In Argentina’s remote northern province of Jujuy, Chinese telecoms giant ZTE is installing a little slice of the Asian nation’s vast surveillance state - security cameras that the local government says will help to curb street crime.
Even this relatively small, little-reported deal is raising concerns in Washington, which is increasingly warning allies not to buy Chinese technology that it says could be used by Beijing to spy on its customers.
ZTE Corp sealed a nearly $30 million (£24 million) surveillance contract with Jujuy in March to provide cameras, monitoring centres, emergency services, and telecommunications infrastructure. ZTE first made its sales pitch three years ago.
The deal is an example of the tech inroads China is making in Latin America even as the United States warns about the dangers of using Chinese technology, especially related to surveillance. A Chinese official in Buenos Aires told Reuters the Jujuy project could help China expand its tech footprint in the country, by encouraging other cities to adopt similar technology.
Washington has “concerns” about ZTE’s project in Jujuy, a spokeswoman for the US State Department’s Western Hemisphere Affairs Bureau said in a statement.
“China gathers and exploits data on an unrivalled scale, and uses the information to promote corruption, support arbitrary surveillance, and silence dissent,” the spokeswoman said.
The US worries about the project, which have not been previously reported, show how the United States is scrutinizing both big deals and small in its efforts to slow the spread of Chinese security technology around the globe.
The United States has offered little public evidence to support its warnings to allies, and Argentine and Chinese officials played down concerns about the Jujuy project in interviews and statements to Reuters.
ZTE, which has a small presence in Argentina, declined to share company data on its surveillance technology projects in Latin America or to comment for this story.
At an event in the provincial capital San Salvador de Jujuy in May, ZTE’s general manager in Argentina, Dennis Wang, alongside Governor Gerardo Morales, his security minister and police officials, made a presentation and described how the technology had helped cut crime rates in China.
Jujuy already has close ties to China. A Chinese company is heavily invested in lithium mining in the province and China has provided the financing and technology for a huge solar farm, South America’s largest. Now Jujuy can be “safe like China,” the local government said in an announcement about the event.
China’s lower crime rate is due in part to its sprawling - and contentious - surveillance apparatus of cameras, facial recognition software, citizen databases and courts controlled by the ruling Communist Party that have high conviction rates.
To be sure, authorities in many democratic nations including the United States and Britain also make wide use of surveillance technology.
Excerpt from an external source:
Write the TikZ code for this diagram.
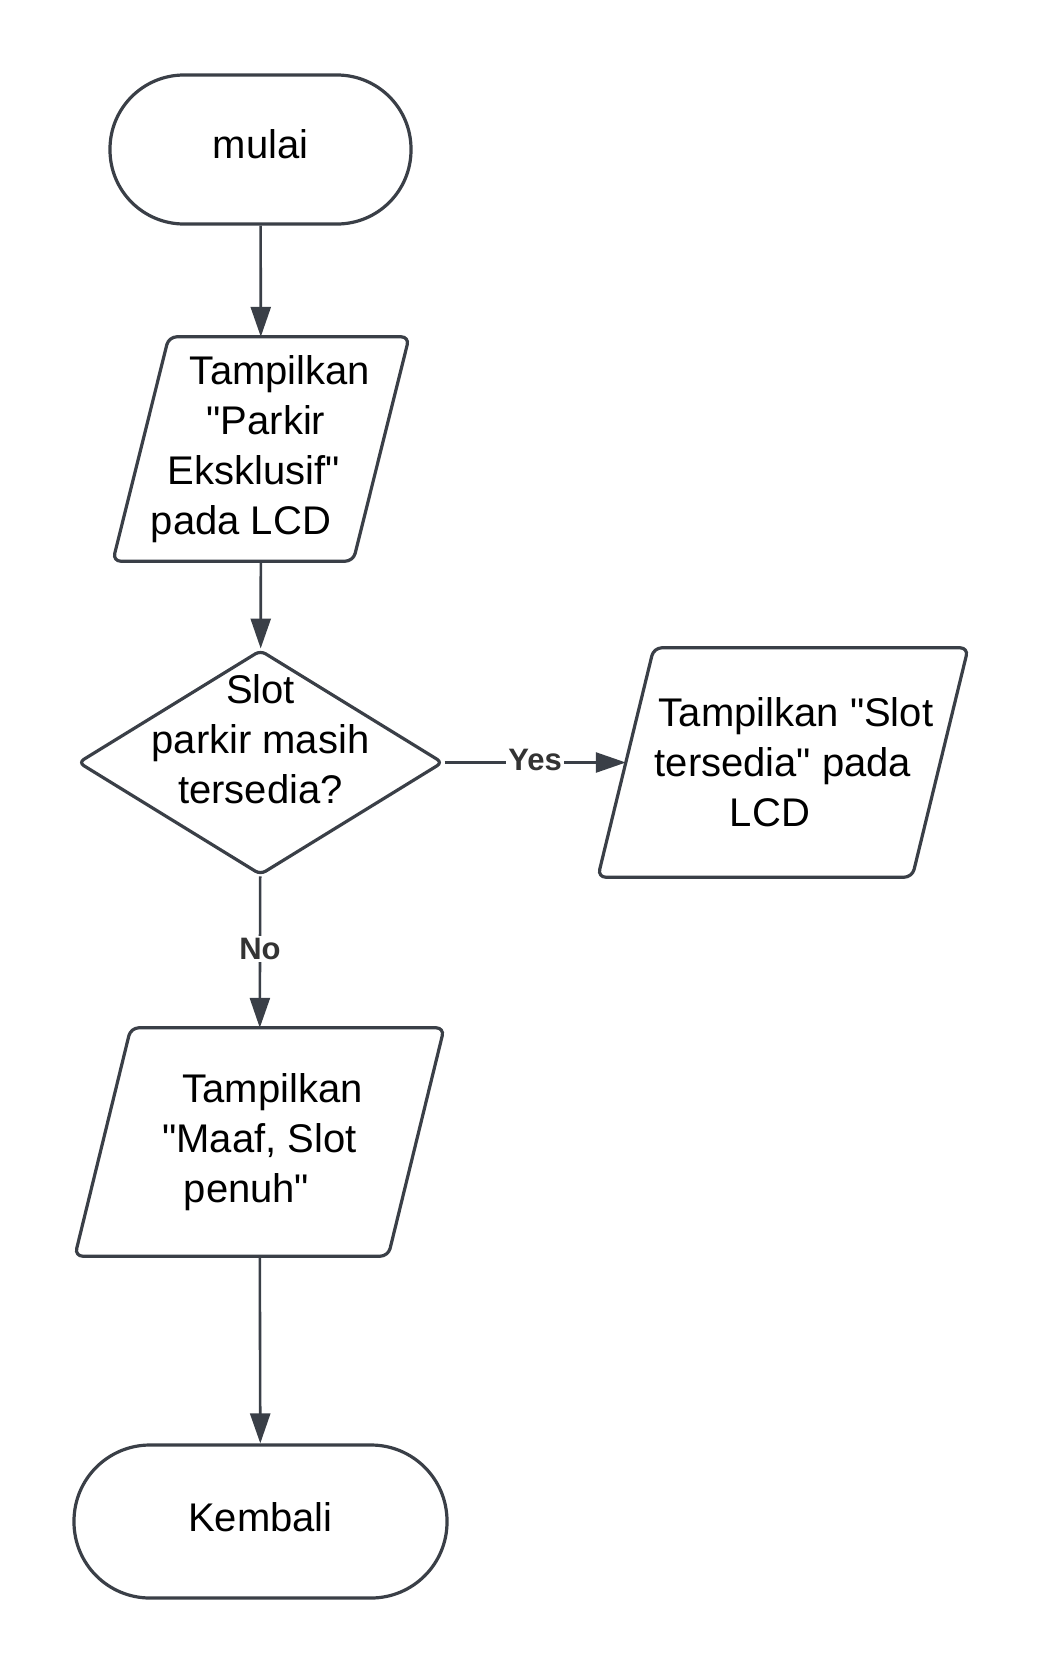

However, human rights watchdogs say China abuses these powers to suppress dissent and protest by its own citizens.
China has built an extensive video surveillance system and installed smartphone monitoring technology in the northwestern region of Xinjiang, where more than a million Uighurs and other Muslims have been detained in so-called vocational training centres. ZTE and its subsidiaries have been heavily involved in building China’s internal surveillance project, according to procurement documents, including the surveillance infrastructure in Xinjiang.
The Chinese official in Buenos Aires dismissed US worries as “anxiety” over the success of Chinese firms, especially in the race towards 5G telecommunications technology that firms like ZTE and Huawei Technologies Co Ltd are spearheading.
The official, who asked not to be named, said Latin American countries had a growing need to improve security, creating an opportunity for China to sell surveillance technology at a competitive price.